Flow matching for reaction pathway generation
Ping Tuo, Jiale Chen, Ju Li
TL;DR
The paper introduces MolGEN, a deterministic flow-matching framework that replaces diffusion-based stochastic generation with an optimal-transport-driven velocity field to produce molecular transition states, products, and reaction networks. By conditioning a velocity-field-based CNF on reactants and reactant-product pairs, MolGEN achieves sub-second inference while delivering higher TS-geometry accuracy and competitive barrier predictions compared with diffusion models, and it avoids mass/electron-balance violations common to sequence approaches. The approach enables both one-to-one TS generation and open-ended product generation, with strong performance on Transition1x and enhanced TS identification when trained on larger datasets and with KL-divergence loss. In a realistic KHP decomposition test, MolGEN demonstrates improved validity/intention of TSs and far fewer quantum-chemistry evaluations, highlighting the practicality of flow matching as a unified, scalable foundation for molecular and reaction generation. Overall, MolGEN showcases that flow matching can be a robust, efficient, and broadly applicable paradigm for automating mechanistic chemistry research.
Abstract
Elucidating reaction mechanisms hinges on efficiently generating transition states (TSs), products, and complete reaction networks. Recent generative models, such as diffusion models for TS sampling and sequence-based architectures for product generation, offer faster alternatives to quantum-chemistry searches. But diffusion models remain constrained by their stochastic differential equation (SDE) dynamics, which suffer from inefficiency and limited controllability. We show that flow matching, a deterministic ordinary differential (ODE) formulation, can replace SDE-based diffusion for molecular and reaction generation. We introduce MolGEN, a conditional flow-matching framework that learns an optimal transport path to transport Gaussian priors to target chemical distributions. On benchmarks used by TSDiff and OA-ReactDiff, MolGEN surpasses TS geometry accuracy and barrier-height prediction while reducing sampling to sub-second inference.
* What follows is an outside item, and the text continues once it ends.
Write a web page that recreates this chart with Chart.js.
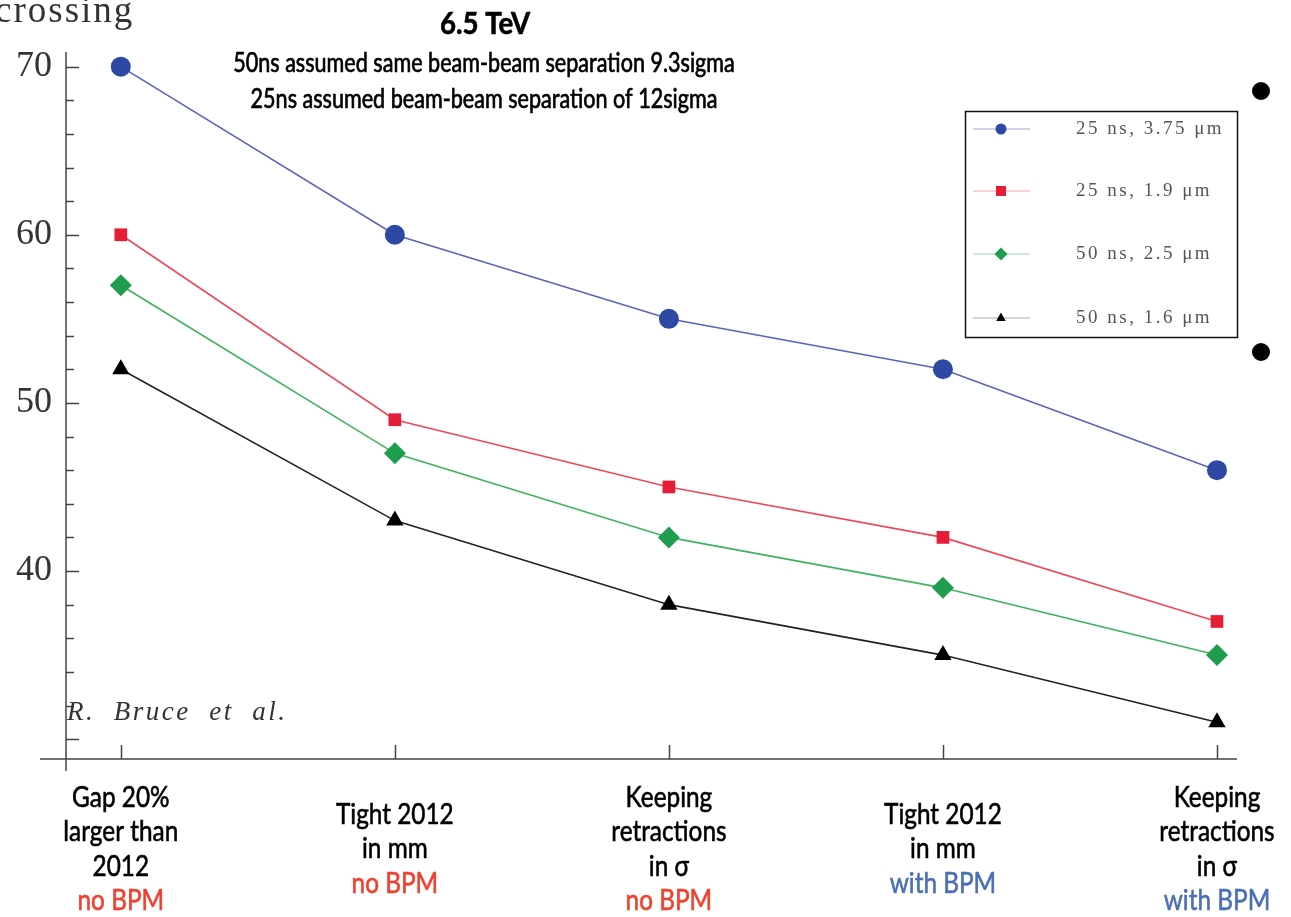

MolGEN also supports open-ended product generation with competitive top-k accuracy and avoids mass/electron-balance violations common to sequence models. In a realistic test on the $γ$-ketohydroperoxide decomposition network, MolGEN yields higher fractions of valid and intended TSs with markedly fewer quantum-chemistry evaluations than string-based baselines. These results demonstrate that deterministic flow matching provides a unified, accurate, and computationally efficient foundation for molecular generative modeling, signaling that flow matching is the future for molecular generation across chemistry.